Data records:
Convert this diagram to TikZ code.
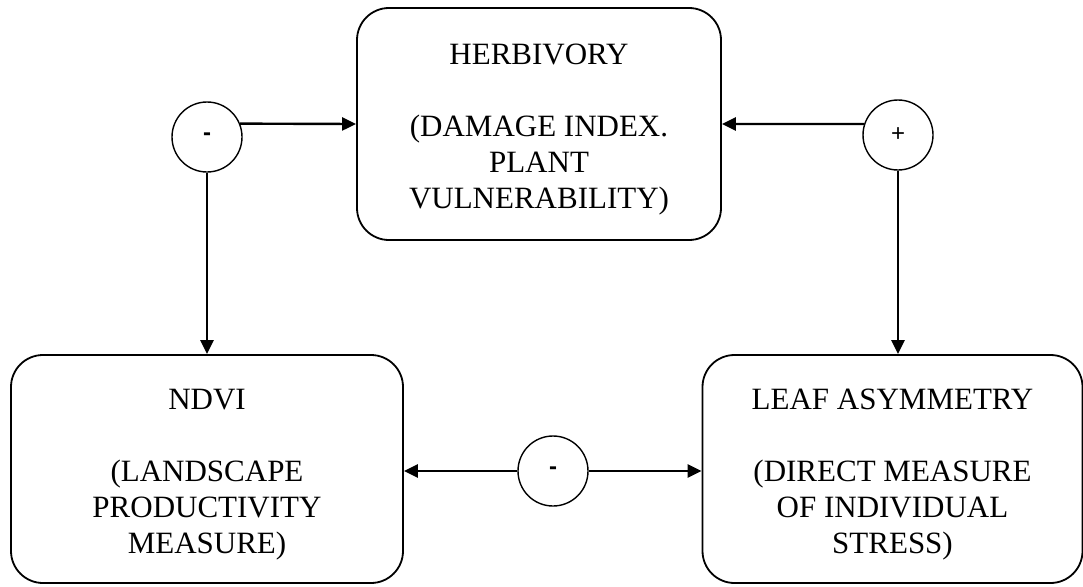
\documentclass[tikz,border=0pt]{standalone}
\usepackage{fontspec}
\setmainfont{Liberation Serif}
\newfontfamily\signfont{Liberation Sans}
\usetikzlibrary{arrows.meta}
\begin{document}
\begin{tikzpicture}[x=1pt,y=-1pt,
  box/.style={draw,line width=1.8pt,rounded corners=32pt,align=center,
    font=\fontsize{31}{36}\selectfont,inner sep=0pt},
  sign/.style={draw,circle,line width=1.4pt,minimum size=70pt,inner sep=0pt,
    font=\signfont\fontsize{24}{26}\selectfont},
  conn/.style={line width=2.4pt},
  arr/.style={conn,-{Triangle[length=14pt,width=13pt]}}]
\useasboundingbox (0,0) rectangle (1083,586);
\node[box,minimum width=364pt,minimum height=232pt] (herb) at (539,124)
  {\\[-4pt]HERBIVORY\\[36pt](DAMAGE INDEX.\\PLANT\\VULNERABILITY)};
\node[box,minimum width=392pt,minimum height=228pt] (ndvi) at (207,469)
  {\\[-4pt]NDVI\\[36pt](LANDSCAPE\\PRODUCTIVITY\\MEASURE)};
\node[box,minimum width=380pt,minimum height=228pt] (leaf) at (892.5,469)
  {\\[-4pt]LEAF ASYMMETRY\\[36pt](DIRECT MEASURE\\OF INDIVIDUAL\\STRESS)};
\node[sign] (c1) at (207,137) {\bfseries -};
\node[sign] (c2) at (898,135) {+};
\node[sign] (c3) at (553,471) {\bfseries -};
\draw[arr] (c1.22) -- (herb.west);
\draw[arr] (c2.162) -- (herb.east);
\draw[arr] (c1.south) -- (ndvi.north);
\draw[arr] (c2.south) -- (c2.south |- leaf.north);
\draw[arr] (c3.west) -- (c3.west -| ndvi.east);
\draw[arr] (c3.east) -- (c3.east -| leaf.west);
\end{tikzpicture}
\end{document}
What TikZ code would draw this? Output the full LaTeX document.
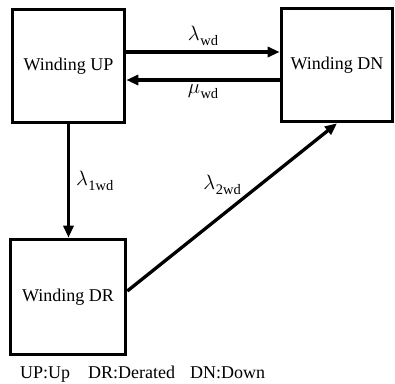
\documentclass[tikz,border=0pt]{standalone}
\usepackage{fontspec}
\setmainfont{Liberation Serif}
\usetikzlibrary{arrows.meta}
\newcommand\grk[2]{{\fontsize{21}{21}\selectfont$#1$}\kern0.5pt\raisebox{-5pt}{\fontsize{14.5}{14.5}\selectfont #2}}
\tikzset{
  statebox/.style={draw, line width=3.6pt, minimum width=112pt, minimum height=113pt, inner sep=0pt, font=\fontsize{18}{20}\selectfont},
  arr/.style={line width=3.3pt, -{Triangle[length=12pt,width=10pt]}},
  lbl/.style={font=\fontsize{18}{20}\selectfont, inner sep=0pt}
}
\begin{document}
\begin{tikzpicture}[x=1pt,y=-1pt]
\useasboundingbox (0,0) rectangle (395,383);
\node[statebox] (UP) at (68.5,66) {Winding UP};
\node[statebox, minimum width=111pt] (DN) at (337,65) {Winding DN};
\node[statebox, minimum width=115pt, minimum height=115pt] (DR) at (68,297) {Winding DR};
\path ([yshift=14pt]UP.east) coordinate (t1);
\path ([yshift=-14pt]UP.east) coordinate (b1);
\draw[arr] (t1) -- node[lbl, above=5pt] {\grk{\lambda}{wd}} (t1 -| DN.west);
\draw[arr] (b1 -| DN.west) -- node[lbl, below=3pt] {\grk{\mu}{wd}} (b1);
\draw[arr] (UP.south) -- node[lbl, right=6pt] {\grk{\lambda}{1wd}} (UP.south |- DR.north);
\path ([yshift=6pt]DR.east) coordinate (d1);
\draw[arr] (d1) -- node[lbl, midway, xshift=-10pt, yshift=22pt] {\grk{\lambda}{2wd}} (DN.south);
\node[lbl, anchor=base west] (foot) at (20,378) {UP:Up\hspace{18pt}DR:Derated\hspace{15pt}DN:Down};
\end{tikzpicture}
\end{document}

Task prompt ▸
State how many lines above contain the string "this", with no other words.

Complete response ▸
2